> **What you have to do**:
Set down all of the data that follows word for word, without the images.
**********
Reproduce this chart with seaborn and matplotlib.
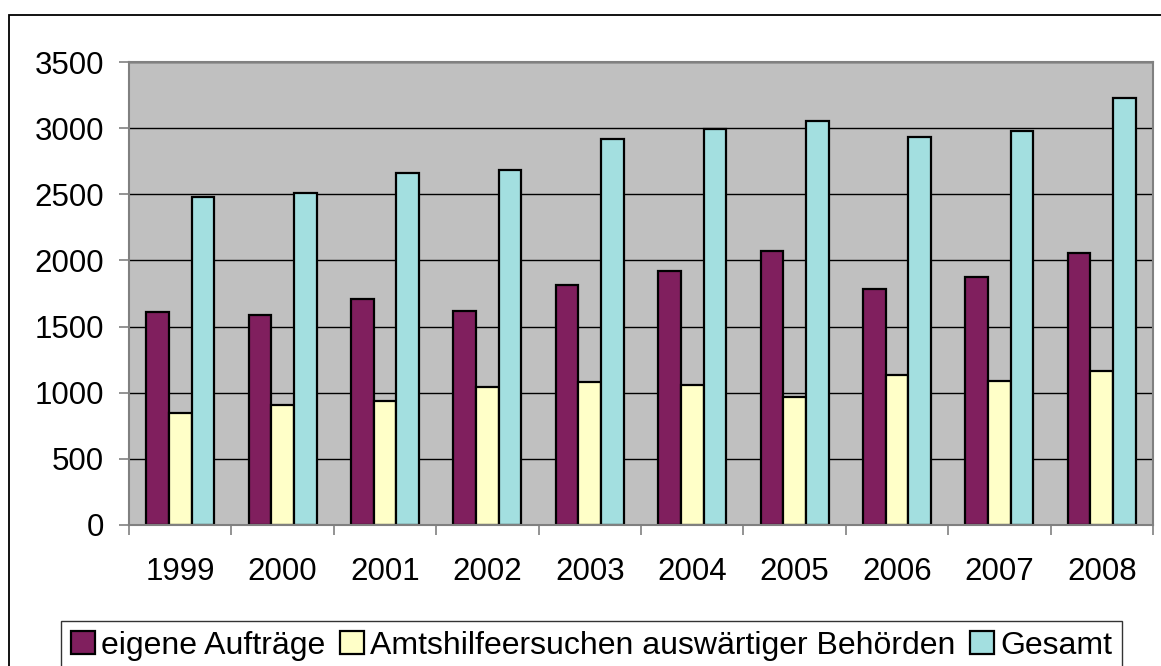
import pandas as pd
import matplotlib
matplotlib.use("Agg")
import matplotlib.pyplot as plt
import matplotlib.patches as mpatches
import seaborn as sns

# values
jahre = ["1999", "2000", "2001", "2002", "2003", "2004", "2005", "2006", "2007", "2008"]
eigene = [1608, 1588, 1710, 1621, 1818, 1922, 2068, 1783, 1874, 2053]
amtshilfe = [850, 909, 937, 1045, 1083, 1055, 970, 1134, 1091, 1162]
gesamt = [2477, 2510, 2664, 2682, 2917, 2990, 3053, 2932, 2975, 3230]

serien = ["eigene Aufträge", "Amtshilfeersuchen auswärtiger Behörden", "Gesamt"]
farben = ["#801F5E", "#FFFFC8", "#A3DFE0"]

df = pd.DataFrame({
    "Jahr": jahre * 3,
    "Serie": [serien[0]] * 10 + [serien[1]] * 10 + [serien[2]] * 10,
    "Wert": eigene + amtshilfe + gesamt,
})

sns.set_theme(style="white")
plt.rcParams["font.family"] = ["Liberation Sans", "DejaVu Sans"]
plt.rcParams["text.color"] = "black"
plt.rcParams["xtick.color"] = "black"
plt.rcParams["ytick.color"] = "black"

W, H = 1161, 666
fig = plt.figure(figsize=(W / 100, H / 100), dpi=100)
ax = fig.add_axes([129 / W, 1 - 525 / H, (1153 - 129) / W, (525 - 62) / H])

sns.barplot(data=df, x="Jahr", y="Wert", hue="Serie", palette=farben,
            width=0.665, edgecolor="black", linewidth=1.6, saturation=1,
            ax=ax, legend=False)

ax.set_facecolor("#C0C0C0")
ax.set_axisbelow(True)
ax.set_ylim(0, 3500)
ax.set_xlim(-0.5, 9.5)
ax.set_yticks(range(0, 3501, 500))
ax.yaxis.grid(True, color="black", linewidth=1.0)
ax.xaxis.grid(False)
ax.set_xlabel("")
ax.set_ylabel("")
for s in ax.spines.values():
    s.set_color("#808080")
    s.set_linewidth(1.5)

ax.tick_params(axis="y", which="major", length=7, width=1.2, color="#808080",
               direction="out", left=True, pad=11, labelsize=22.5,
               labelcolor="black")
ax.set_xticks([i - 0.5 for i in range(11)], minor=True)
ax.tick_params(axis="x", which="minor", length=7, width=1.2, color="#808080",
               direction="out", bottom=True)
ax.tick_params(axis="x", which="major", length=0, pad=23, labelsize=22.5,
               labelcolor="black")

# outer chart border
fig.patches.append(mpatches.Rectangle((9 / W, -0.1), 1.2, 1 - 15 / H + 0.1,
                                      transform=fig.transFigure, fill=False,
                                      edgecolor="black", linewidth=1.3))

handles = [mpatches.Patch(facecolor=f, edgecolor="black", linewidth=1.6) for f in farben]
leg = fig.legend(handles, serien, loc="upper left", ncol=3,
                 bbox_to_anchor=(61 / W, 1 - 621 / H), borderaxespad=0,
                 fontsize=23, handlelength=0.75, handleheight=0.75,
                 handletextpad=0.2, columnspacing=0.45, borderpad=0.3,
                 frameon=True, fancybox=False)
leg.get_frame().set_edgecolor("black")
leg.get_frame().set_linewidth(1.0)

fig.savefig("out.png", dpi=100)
**********
> **Response to this task**:
Reproduce this chart with seaborn and matplotlib.
import pandas as pd
import matplotlib
matplotlib.use("Agg")
import matplotlib.pyplot as plt
import matplotlib.patches as mpatches
import seaborn as sns

# values
jahre = ["1999", "2000", "2001", "2002", "2003", "2004", "2005", "2006", "2007", "2008"]
eigene = [1608, 1588, 1710, 1621, 1818, 1922, 2068, 1783, 1874, 2053]
amtshilfe = [850, 909, 937, 1045, 1083, 1055, 970, 1134, 1091, 1162]
gesamt = [2477, 2510, 2664, 2682, 2917, 2990, 3053, 2932, 2975, 3230]

serien = ["eigene Aufträge", "Amtshilfeersuchen auswärtiger Behörden", "Gesamt"]
farben = ["#801F5E", "#FFFFC8", "#A3DFE0"]

df = pd.DataFrame({
    "Jahr": jahre * 3,
    "Serie": [serien[0]] * 10 + [serien[1]] * 10 + [serien[2]] * 10,
    "Wert": eigene + amtshilfe + gesamt,
})

sns.set_theme(style="white")
plt.rcParams["font.family"] = ["Liberation Sans", "DejaVu Sans"]
plt.rcParams["text.color"] = "black"
plt.rcParams["xtick.color"] = "black"
plt.rcParams["ytick.color"] = "black"

W, H = 1161, 666
fig = plt.figure(figsize=(W / 100, H / 100), dpi=100)
ax = fig.add_axes([129 / W, 1 - 525 / H, (1153 - 129) / W, (525 - 62) / H])

sns.barplot(data=df, x="Jahr", y="Wert", hue="Serie", palette=farben,
            width=0.665, edgecolor="black", linewidth=1.6, saturation=1,
            ax=ax, legend=False)

ax.set_facecolor("#C0C0C0")
ax.set_axisbelow(True)
ax.set_ylim(0, 3500)
ax.set_xlim(-0.5, 9.5)
ax.set_yticks(range(0, 3501, 500))
ax.yaxis.grid(True, color="black", linewidth=1.0)
ax.xaxis.grid(False)
ax.set_xlabel("")
ax.set_ylabel("")
for s in ax.spines.values():
    s.set_color("#808080")
    s.set_linewidth(1.5)

ax.tick_params(axis="y", which="major", length=7, width=1.2, color="#808080",
               direction="out", left=True, pad=11, labelsize=22.5,
               labelcolor="black")
ax.set_xticks([i - 0.5 for i in range(11)], minor=True)
ax.tick_params(axis="x", which="minor", length=7, width=1.2, color="#808080",
               direction="out", bottom=True)
ax.tick_params(axis="x", which="major", length=0, pad=23, labelsize=22.5,
               labelcolor="black")

# outer chart border
fig.patches.append(mpatches.Rectangle((9 / W, -0.1), 1.2, 1 - 15 / H + 0.1,
                                      transform=fig.transFigure, fill=False,
                                      edgecolor="black", linewidth=1.3))

handles = [mpatches.Patch(facecolor=f, edgecolor="black", linewidth=1.6) for f in farben]
leg = fig.legend(handles, serien, loc="upper left", ncol=3,
                 bbox_to_anchor=(61 / W, 1 - 621 / H), borderaxespad=0,
                 fontsize=23, handlelength=0.75, handleheight=0.75,
                 handletextpad=0.2, columnspacing=0.45, borderpad=0.3,
                 frameon=True, fancybox=False)
leg.get_frame().set_edgecolor("black")
leg.get_frame().set_linewidth(1.0)

fig.savefig("out.png", dpi=100)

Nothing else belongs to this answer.